Today is the deadline for the Regional District of Nanaimo (RDN) to receive proposals for exclusive pouring rights and vending services for the next three years. This follows on the heels of the decision last month not to ban the sale of bottled water in RDN facilities because they would like to give people choice.
What does it mean to have an Exclusive Pouring Rights Contract?
In 2004, Sam Cooke wrote his master’s thesis on the effects of corporate sponsorship on public education. Just after signing an exclusive agreement with Coca-Cola in 1996, the drinking fountains throughout the University of British Columbia were covered up with plastic. Cooke also discovered that new buildings were being constructed without any drinking fountains.
He found that 114 drinking fountains were either removed or disabled. During that time,
students and staff were persuaded over the course of approximately six years, the false notion that the tap water at UBC was unfit for consumption. Ironically, he also discovered that the same tap water was being used by cafeterias for cooking.
In the spring of 2000, I witnessed a principal at Como Lake Middle School in Coquitlam using the school’s public address system to hold a contest persuading middle school students to buy more Coca-Cola beverages. The winning student would receive free tickets to an N.B.A. basketball game.
In November of 2000, the Vancouver Sun reported that school administrators told an Abbotsford teacher that her students ‘Marketing Twelve’ project to sell Jones Soda was unacceptable because of the school’s exclusive contract with Coca-Cola.
The Commercialism in Education Research Unit has studied the costs to society of schoolhouse commercialism. They point out in their 2011 annual report that students are prevented from critically thinking about the corporate message from a school sponsor. On the surface it may appear as though a corporate sponsor is providing a benefit such as supplies. Marketing is framed as being a “partnership” with schools. In the United States, things are going to an extreme, where some corporations are outbidding each other to get naming rights for sports teams and even re-naming schools.
According to The Center for Science in the Public Interest (CSPI) based in Washington, D.C., the average funding received from exclusive pouring rights is approximately $15 per student per year.
The True Cost
The RDN says that it wants the vending machines to sell “healthy food” but what does that mean? Sodexo and Aramark are two of the largest vending machine suppliers in Canada. Aramark has a close agreement with Pepsi, whereas Sodexo has paired up with Coca-Cola.
How does a small time operator compete? It just isn’t possible.
Give us Choice.
Agricultural Area Plan
The Agricultural Area Plan project was initiated in early 2011 by the Regional District of Nanaimo (RDN) to support, preserve, and enhance viable agriculture and food production in the Nanaimo region. A central goal of this process is to engage people who are interested in local food – whether you’re growing it, preparing it, selling it or eating it.

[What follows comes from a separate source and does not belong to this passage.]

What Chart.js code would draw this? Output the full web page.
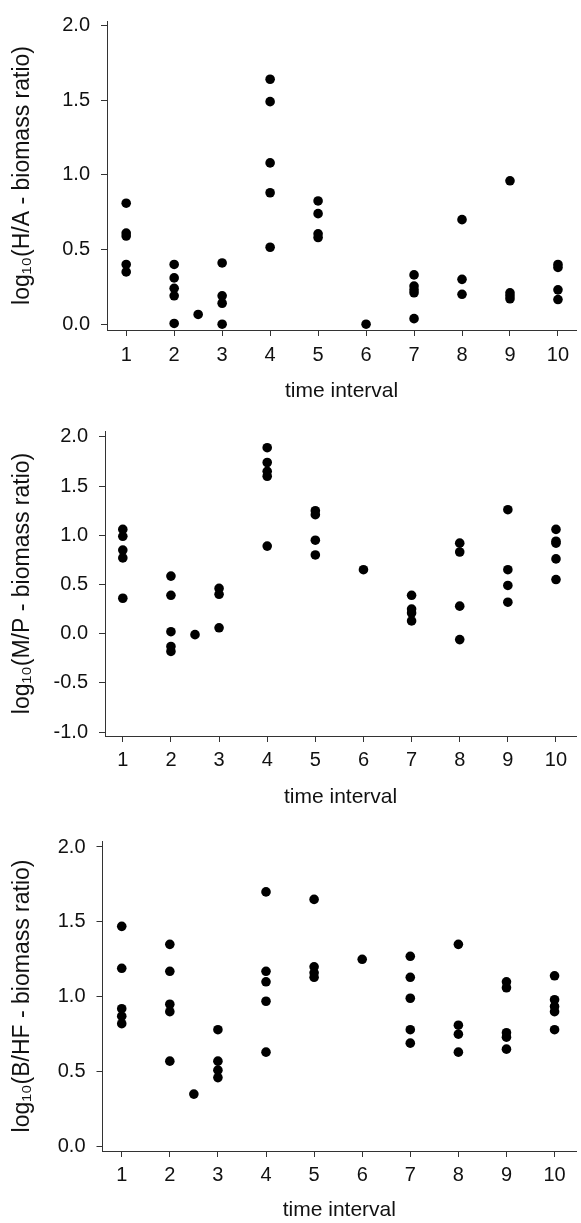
<!DOCTYPE html>
<html><head><meta charset="utf-8">
<script src="https://cdn.jsdelivr.net/npm/chart.js@4"></script>
<style>
html,body{margin:0;padding:0;background:#fff;width:581px;height:1223px;overflow:hidden}
.c{position:absolute;left:0;width:581px}
</style></head><body>
<div class="c" style="top:0;height:410px"><canvas id="c1"></canvas></div>
<div class="c" style="top:410px;height:410px"><canvas id="c2"></canvas></div>
<div class="c" style="top:820px;height:403px"><canvas id="c3"></canvas></div>
<script>
// ---- data ----
const xTickLabels = [1,2,3,4,5,6,7,8,9,10];
const xTitle = "time interval";

// Panel 1: log10(H/A - biomass ratio)
const haTitle = "log\u2081\u2080(H/A - biomass ratio)";
const haX = [1,1,1,1,1, 2,2,2,2,2, 2.5, 3,3,3,3, 4,4,4,4,4, 5,5,5,5, 6, 7,7,7,7,7, 8,8,8, 9,9,9,9, 10,10,10,10];
const haY = [0.81,0.61,0.59,0.40,0.35, 0.40,0.31,0.24,0.19,0.005, 0.065, 0.41,0.19,0.14,0.0, 1.64,1.49,1.08,0.88,0.515, 0.825,0.74,0.605,0.58, 0.0, 0.33,0.255,0.23,0.21,0.037, 0.70,0.30,0.20, 0.96,0.21,0.19,0.17, 0.40,0.38,0.23,0.165];
const haTicks = [0,0.5,1.0,1.5,2.0];

// Panel 2: log10(M/P - biomass ratio)
const mpTitle = "log\u2081\u2080(M/P - biomass ratio)";
const mpX = [1,1,1,1,1, 2,2,2,2,2, 2.5, 3,3,3, 4,4,4,4,4, 5,5,5,5, 6, 7,7,7,7, 8,8,8,8, 9,9,9,9, 10,10,10,10,10];
const mpY = [1.06,0.99,0.85,0.77,0.36, 0.585,0.39,0.02,-0.13,-0.18, -0.01, 0.46,0.40,0.06, 1.89,1.74,1.65,1.60,0.89, 1.25,1.21,0.95,0.80, 0.65, 0.39,0.25,0.21,0.13, 0.92,0.83,0.28,-0.06, 1.26,0.65,0.49,0.32, 1.06,0.94,0.92,0.76,0.55];
const mpTicks = [-1.0,-0.5,0,0.5,1.0,1.5,2.0];

// Panel 3: log10(B/HF - biomass ratio)
const bhTitle = "log\u2081\u2080(B/HF - biomass ratio)";
const bhX = [1,1,1,1,1, 2,2,2,2,2, 2.5, 3,3,3,3, 4,4,4,4,4, 5,5,5,5, 6, 7,7,7,7,7, 8,8,8,8, 9,9,9,9,9, 10,10,10,10,10];
const bhY = [1.47,1.19,0.92,0.87,0.82, 1.35,1.17,0.95,0.90,0.57, 0.35, 0.78,0.57,0.51,0.46, 1.70,1.17,1.10,0.97,0.63, 1.65,1.20,1.16,1.13, 1.25, 1.27,1.13,0.99,0.78,0.69, 1.35,0.81,0.75,0.63, 1.10,1.06,0.76,0.73,0.65, 1.14,0.98,0.935,0.90,0.78];
const bhTicks = [0,0.5,1.0,1.5,2.0];

// ---- drawing ----
const FONT = "'Liberation Sans', Arial, Helvetica, sans-serif";
const INK = '#111';

function makeChart(id, xs, ys, yTicks, yTitle, g) {
  const pts = xs.map((x, i) => ({x: x, y: ys[i]}));
  new Chart(document.getElementById(id), {
    type: 'scatter',
    data: { datasets: [{ data: pts, backgroundColor: '#000', borderWidth: 0, pointRadius: 4.8, pointHoverRadius: 4.8 }] },
    options: {
      responsive: true, maintainAspectRatio: false, animation: false,
      layout: { padding: { top: g.top, left: 0, right: 0, bottom: 0 } },
      plugins: { legend: { display: false }, tooltip: { enabled: false } },
      scales: {
        x: {
          type: 'linear', min: g.xmin, max: g.xmax,
          afterBuildTicks: ax => { ax.ticks = xTickLabels.map(v => ({value: v})); },
          afterFit: ax => { ax.height = g.xh; },
          border: { display: true, color: '#333', width: 1 },
          grid: { drawOnChartArea: false, drawTicks: true, tickLength: 6, color: '#333', lineWidth: 1 },
          ticks: { color: INK, font: { family: FONT, size: 20, lineHeight: 1 }, padding: g.xpad, maxRotation: 0,
                   callback: v => String(v) },
          title: { display: true, text: xTitle, color: INK, font: { family: FONT, size: 21, lineHeight: 1.2 },
                   padding: { top: 0, bottom: g.tpad } }
        },
        y: {
          type: 'linear', min: g.ymin, max: g.ymax,
          afterBuildTicks: ax => { ax.ticks = yTicks.map(v => ({value: v})); },
          afterFit: ax => { ax.width = g.yw; },
          border: { display: true, color: '#333', width: 1 },
          grid: { drawOnChartArea: false, drawTicks: true, tickLength: 6, color: '#333', lineWidth: 1 },
          ticks: { color: INK, font: { family: FONT, size: 20, lineHeight: 1 }, padding: 11,
                   callback: v => v.toFixed(1) },
          title: { display: true, text: yTitle, color: INK, font: { family: FONT, size: 23, lineHeight: 1.2 },
                   padding: { top: 8.5, bottom: 0 } }
        }
      }
    }
  });
}

makeChart('c1', haX, haY, haTicks, haTitle,
  { top: 8, xmin: 0.6, xmax: 10.38, ymin: -0.039, ymax: 2.03, xh: 80, xpad: 9, tpad: 6, yw: 107 });
makeChart('c2', mpX, mpY, mpTicks, mpTitle,
  { top: 5, xmin: 0.63, xmax: 10.42, ymin: -1.04, ymax: 2.06, xh: 84, xpad: 8, tpad: 10, yw: 105 });
makeChart('c3', bhX, bhY, bhTicks, bhTitle,
  { top: 10, xmin: 0.6, xmax: 10.45, ymin: -0.03, ymax: 2.04, xh: 72, xpad: 8, tpad: 0, yw: 102.5 });
</script>
</body></html>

Question: How does having an exclusive pouring rights and vending services contract promote this plan? Will you find a Vancouver Island made product or BC product for sale at any of the RDN’s facilities or vending machines? At UBC, the only place where Sam Cooke could buy SunRype apple juice made in the Okanagan, was from a vending machine in the Plant Operations Building. Why? The union had their own vending machine in their lunch room and they stocked it themselves.
Just so the RDN still looks good:
“On occasion, the RDN reserves the right to cover up beverages or vending signage for a specific event held in the facilities.”
Under this new exclusive agreement, the RDN “will provide and maintain any recycling containers for recyclable items from the vending machines and shall retain all recyclable containers to its own account.” Undoubtedly this will add to the RDN’s recycling costs. Last year, their garbage/recycling costs went over budget by $400,000.